Aurangzeb nursed a grudge against the Sikhs for having supported his brother and principal rival to the throne, Dara
Shukoh. Guru Tegh Bahadur, was killed at Aurangzeb’s command. In 1680 Aurangzeb
sent a formidable army under his son Akbar to subdue the rebellious Rajput
kings, but the emperor had not reckoned with his son’s traitorous conduct.
Akbar, had declared himself the emperor, but was compelled to flee to the
Deccan, where he enlisted the help of Shivaji’s son, Sambhaji. Aurangzeb
decided to take to the field himself, and eventually drove his own son into
exile in Persia. Sambhaji was captured in 1689 and executed. The Sultanates of
Bijapur and Golkonda were also reduced to utter submission.

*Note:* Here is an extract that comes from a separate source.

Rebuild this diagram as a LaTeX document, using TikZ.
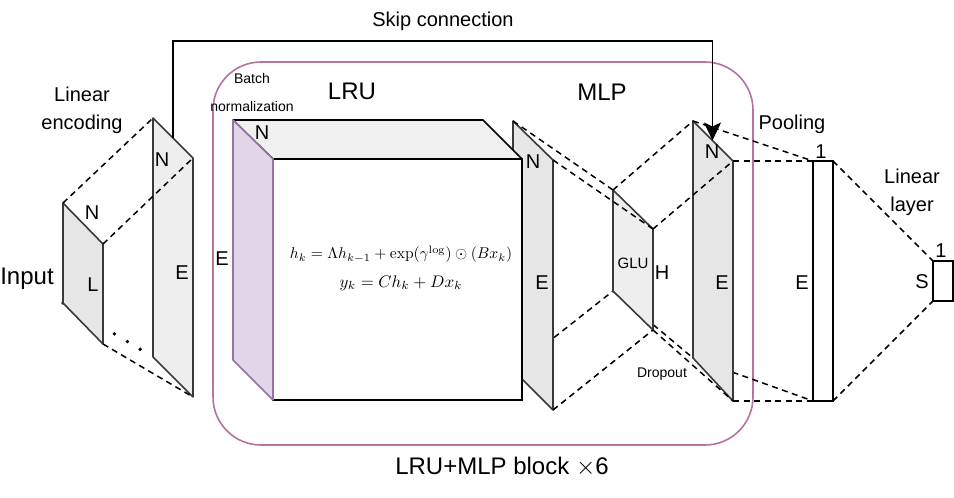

Towards the end of his reign, Aurangzeb’s empire
began to disintegrate and this process was accelerated in the years after his
death, when “successor states” came into existence. The empire had become too
large and unwieldy. Aurangzeb did not have enough trustworthy men at his
command to manage the more far-flung parts of the empire. Many of his political
appointees broke loose and declared themselves independent. Aurangzeb’s
preoccupation with affairs in the Deccan prevented him from meeting political
challenges emanating from other parts of the empire. Shortly after the death of
Aurangzeb, the Mughal empire ceased to be an effective force in the political
life of India.
Aurangzeb re- imposed jizya. He also issued orders
that new temples should not be constructed; but the repair of old long-standing
temples was permitted. These measures were rooted not only in his religious
faith but also due to political compulsions. Jizya had been levied for a long
time in India. As a staunch Muslim, Aurangzeb had discontinued the practise of
levying abwab, a tax levied on the
lands over and above the original rent, not sanctioned by Shariah. Likewise,
the order on temples was also an older one which in practice applied to places
where he had political adversaries. In areas where there was no political
insubordination, Aurangzeb provided endowments to build temples. It should be
noted that during the reign of Aurangzeb the number of Hindu officials
increased when compared to the reign of Shah Jahan.